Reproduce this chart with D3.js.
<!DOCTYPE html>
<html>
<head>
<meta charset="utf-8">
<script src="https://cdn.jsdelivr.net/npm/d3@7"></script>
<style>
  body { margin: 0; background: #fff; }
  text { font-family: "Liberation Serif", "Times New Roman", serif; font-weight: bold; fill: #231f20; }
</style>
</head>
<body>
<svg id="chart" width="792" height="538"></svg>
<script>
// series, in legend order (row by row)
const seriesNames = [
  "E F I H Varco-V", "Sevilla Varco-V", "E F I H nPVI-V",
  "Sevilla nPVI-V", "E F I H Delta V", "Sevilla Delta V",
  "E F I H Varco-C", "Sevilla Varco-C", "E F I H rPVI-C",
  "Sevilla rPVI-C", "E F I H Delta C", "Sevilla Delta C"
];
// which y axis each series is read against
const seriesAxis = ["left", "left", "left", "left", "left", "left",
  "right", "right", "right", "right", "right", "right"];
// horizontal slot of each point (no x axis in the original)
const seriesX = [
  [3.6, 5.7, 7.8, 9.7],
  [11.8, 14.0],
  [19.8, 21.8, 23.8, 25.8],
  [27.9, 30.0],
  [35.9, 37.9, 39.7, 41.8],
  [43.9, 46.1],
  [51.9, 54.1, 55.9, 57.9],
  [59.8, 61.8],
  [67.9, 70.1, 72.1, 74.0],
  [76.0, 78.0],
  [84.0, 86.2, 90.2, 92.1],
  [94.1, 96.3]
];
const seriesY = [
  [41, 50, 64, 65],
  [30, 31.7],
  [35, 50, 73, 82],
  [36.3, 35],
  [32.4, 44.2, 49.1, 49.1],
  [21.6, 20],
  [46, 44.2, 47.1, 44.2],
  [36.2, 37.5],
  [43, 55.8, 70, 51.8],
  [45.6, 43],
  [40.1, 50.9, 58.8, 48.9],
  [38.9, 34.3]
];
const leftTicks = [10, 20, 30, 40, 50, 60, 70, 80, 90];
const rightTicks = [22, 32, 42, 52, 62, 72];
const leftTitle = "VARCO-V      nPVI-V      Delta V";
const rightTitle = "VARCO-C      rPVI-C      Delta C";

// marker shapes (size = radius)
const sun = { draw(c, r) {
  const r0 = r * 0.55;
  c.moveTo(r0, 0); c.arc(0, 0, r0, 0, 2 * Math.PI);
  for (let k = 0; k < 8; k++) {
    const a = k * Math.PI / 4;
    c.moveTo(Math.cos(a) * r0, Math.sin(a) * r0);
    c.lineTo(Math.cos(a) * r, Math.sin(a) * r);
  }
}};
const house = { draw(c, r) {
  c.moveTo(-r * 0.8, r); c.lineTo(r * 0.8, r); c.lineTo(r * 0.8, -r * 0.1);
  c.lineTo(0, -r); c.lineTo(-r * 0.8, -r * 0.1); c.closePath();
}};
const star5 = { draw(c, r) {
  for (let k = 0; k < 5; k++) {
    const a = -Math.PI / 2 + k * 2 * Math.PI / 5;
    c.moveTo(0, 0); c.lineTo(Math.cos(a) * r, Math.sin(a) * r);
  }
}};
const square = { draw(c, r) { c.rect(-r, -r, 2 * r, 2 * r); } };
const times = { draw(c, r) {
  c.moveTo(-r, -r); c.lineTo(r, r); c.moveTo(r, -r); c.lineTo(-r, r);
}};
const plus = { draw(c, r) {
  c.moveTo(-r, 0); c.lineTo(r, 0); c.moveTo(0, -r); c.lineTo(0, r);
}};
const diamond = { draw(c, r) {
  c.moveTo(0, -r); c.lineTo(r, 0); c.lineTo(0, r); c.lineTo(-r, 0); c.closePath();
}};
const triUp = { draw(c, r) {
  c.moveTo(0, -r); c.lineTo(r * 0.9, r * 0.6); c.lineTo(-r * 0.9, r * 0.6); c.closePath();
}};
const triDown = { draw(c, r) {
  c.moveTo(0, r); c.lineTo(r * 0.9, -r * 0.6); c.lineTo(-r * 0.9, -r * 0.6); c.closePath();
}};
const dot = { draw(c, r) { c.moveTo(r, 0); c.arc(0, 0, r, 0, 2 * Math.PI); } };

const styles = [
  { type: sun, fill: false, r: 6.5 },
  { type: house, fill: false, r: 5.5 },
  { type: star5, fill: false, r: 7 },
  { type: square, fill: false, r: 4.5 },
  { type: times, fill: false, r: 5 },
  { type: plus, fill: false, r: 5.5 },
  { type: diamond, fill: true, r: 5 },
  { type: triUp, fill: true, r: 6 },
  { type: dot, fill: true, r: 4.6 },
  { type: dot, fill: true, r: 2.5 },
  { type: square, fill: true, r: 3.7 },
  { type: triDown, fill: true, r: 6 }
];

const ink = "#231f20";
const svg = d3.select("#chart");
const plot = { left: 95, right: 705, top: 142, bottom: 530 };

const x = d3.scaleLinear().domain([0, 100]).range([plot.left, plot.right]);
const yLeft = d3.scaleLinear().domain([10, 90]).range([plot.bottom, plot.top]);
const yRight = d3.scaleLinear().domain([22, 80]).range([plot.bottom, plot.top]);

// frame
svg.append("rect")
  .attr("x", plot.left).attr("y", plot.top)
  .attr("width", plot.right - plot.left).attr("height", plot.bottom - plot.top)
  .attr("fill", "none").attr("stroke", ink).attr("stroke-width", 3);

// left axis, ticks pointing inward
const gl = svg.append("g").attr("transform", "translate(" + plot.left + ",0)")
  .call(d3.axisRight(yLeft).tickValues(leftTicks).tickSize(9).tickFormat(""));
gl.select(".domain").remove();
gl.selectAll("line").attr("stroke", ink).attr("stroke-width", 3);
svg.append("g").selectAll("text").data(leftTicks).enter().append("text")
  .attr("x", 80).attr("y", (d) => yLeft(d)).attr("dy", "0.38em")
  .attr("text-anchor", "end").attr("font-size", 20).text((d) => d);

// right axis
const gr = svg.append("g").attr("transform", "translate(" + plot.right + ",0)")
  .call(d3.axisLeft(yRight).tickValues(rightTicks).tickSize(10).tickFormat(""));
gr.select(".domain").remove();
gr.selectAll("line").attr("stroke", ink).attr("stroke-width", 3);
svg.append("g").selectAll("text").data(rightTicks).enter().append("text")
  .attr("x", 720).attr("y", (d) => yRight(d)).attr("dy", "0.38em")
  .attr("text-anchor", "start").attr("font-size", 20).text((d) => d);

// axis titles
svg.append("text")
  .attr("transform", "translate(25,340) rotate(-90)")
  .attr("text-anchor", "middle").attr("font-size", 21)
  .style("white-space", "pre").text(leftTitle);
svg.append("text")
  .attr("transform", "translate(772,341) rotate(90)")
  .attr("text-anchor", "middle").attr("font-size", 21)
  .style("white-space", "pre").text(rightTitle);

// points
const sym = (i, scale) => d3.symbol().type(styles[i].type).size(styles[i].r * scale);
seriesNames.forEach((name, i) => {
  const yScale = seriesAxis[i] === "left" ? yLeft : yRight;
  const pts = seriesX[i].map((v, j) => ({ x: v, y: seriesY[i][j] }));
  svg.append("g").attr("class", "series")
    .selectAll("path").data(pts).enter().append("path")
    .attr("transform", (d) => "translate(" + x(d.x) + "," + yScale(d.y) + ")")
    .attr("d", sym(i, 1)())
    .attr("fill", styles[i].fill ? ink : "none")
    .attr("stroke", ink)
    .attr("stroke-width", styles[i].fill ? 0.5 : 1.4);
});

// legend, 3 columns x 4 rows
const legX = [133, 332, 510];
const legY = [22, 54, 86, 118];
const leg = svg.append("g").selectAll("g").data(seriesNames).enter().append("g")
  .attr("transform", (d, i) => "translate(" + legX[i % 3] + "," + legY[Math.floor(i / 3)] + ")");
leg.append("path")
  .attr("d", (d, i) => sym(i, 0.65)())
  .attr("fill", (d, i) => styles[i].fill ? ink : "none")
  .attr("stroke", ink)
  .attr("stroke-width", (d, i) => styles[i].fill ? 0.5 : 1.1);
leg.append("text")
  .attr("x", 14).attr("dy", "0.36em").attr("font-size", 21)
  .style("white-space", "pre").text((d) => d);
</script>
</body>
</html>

**Given problem:**
The answer is the number of lines in the preceding material that hold "chart"; write that number and nothing else.

**Written solution:**
3